Mordechai (Moti) Segev

Technion-Israel Institute of Technology


Primary Section: 31, Engineering Sciences
Secondary Section: 13, Physics
Membership Type:
International Member (elected 2015)

Biosketch

Moti Segev is the Robert J. Shillman Distinguished Professor of Physics and Electrical Engineering, at the Technion, Israel. He received his BSc and PhD from the Technion in 1985 and 1990. After postdoc at Caltech, he joined Princeton as Assistant Professor (1994), becoming Associate Professor in 1997, and Professor in 1999. Subsequently, Moti went back to Israel, and in 2009 was appointed as Distinguished Professor (highest Technion rank, held only by 4 other active faculty members).  He has won numerous international awards, among them the 2007 Quantum Electronics Prize of the European Physics Society, the 2009 Max Born Award of the Optical Society of America, and the 2014 Arthur Schawlow Prize of the American Physical Society. In 2011, he was elected to the Israel Academy of Sciences and Humanities, and in 2015 he was elected to the NAS. In 2014 won the Israel Prize in Physics and Chemistry (highest honor in Israel) and in 2019 he has won the EMET Prize (Israel).  However, above all his personal achievements, he takes pride in the success of his graduate students and postdocs, among them are currently 23 professors in the USA, Germany, Taiwan, Croatia, Italy, India, China and Israel, and many holding senior R&D positions in the industry. 

Research Interests

I am interested in exploring physical phenomena through optics, searching for ideas that are universal to all wave systems in nature.

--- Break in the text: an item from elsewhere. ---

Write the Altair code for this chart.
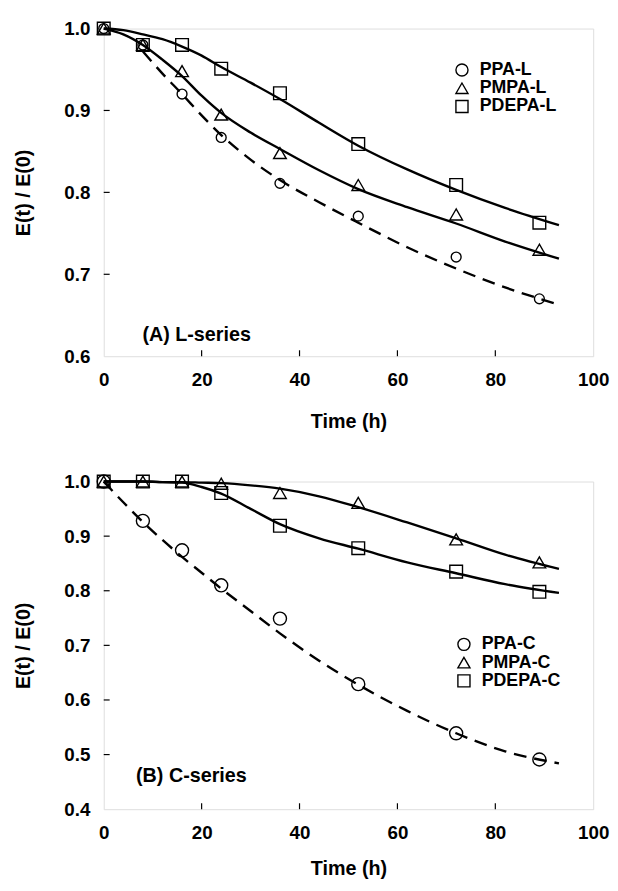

My research interests are mainly in physical optics, quantum electronics, nonlinear optics, solitons, sub-wavelength imaging and lasers. Among my most significant contributions are (chronologically) the discoveries of photorefractive solitons, of incoherent solitons (solitons made of incoherent white light from an incandescent bulb), the first observation of 2D lattice solitons, the first experimental demonstration of Anderson localization in a disordered periodic system, the discovery of hyper-transport (transport faster than ballistic) of waves in a spatially-random potential that fluctuates in time, demonstrating the first photonic topological insulator, and the co-invention of the concept of sparsity-based subwavelength imaging and super-resolution.  The current activity within my group is in several areas: (1) Topological Photonics and Photonic Topological Insulators, (2) Light and Disorder (Anderson localization of light & Hyper-transport), (3) Light in Subwavelength Structures, (4) Light in curved-space settings inspired by General Relativity, (5) Structure-based Subwavelength Imaging, and Super-resolution in Time, Frequency, and Quantum Systems, and (6) Complex Opto-Fluidics. Beyond these current topics, we are interested more generally in new ideas in the broad subjects associated with the dynamics of waves.